Law and order are there to stop citizens from inflicting ‘justice’ on each other; the state is there to break the endless cycles of personal, family and group revenge that have been at the root of violence in all traditional societies. That way lies chaos! Any government that fails to see this does India the greatest disservice possible, for it enables the hollowing out of governance in India, and hence the rise of anarchy.

A strange and bitter crop

Meeropol’s poem, as sung by Billie Holiday (and, later, by singers like Sting, Diana Ross and Annie Lennox), ends with a memorable line: “Here is a strange and bitter crop.”

This image alludes to the longer consequences of such acts of vigilante justice: it is not just the tragic breakdown of law in that particular instant; it is also the sowing of a bitter crop that will return again and again. I shudder to think of the consequences of the bitterness of a minority population of 180 million people in India, more so as the ‘laws’ for which such lynchings are taking place do not even represent the beliefs of the majority of Hindus.

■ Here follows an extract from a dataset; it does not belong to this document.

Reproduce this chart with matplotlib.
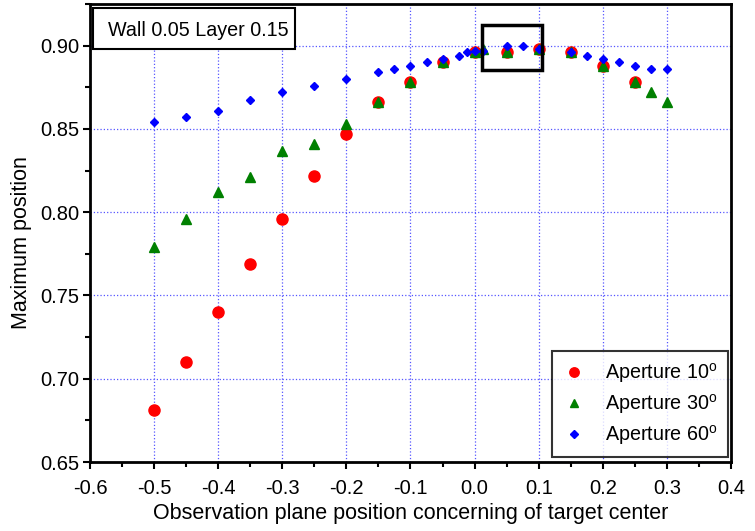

But that is the silver lining in our dark cloud, just as it was the silver lining in the tumultuous clouds of lynching in the American south a century ago: Abel Meeropol, the writer of ‘Strange Fruit’, was not an African American. He was Jewish and a socialist who believed in order, equality and justice. He was moved not because he was Black, but because he was human and humane. I believe that India contains many millions of Abel Meeropols, and that they will make their voices heard.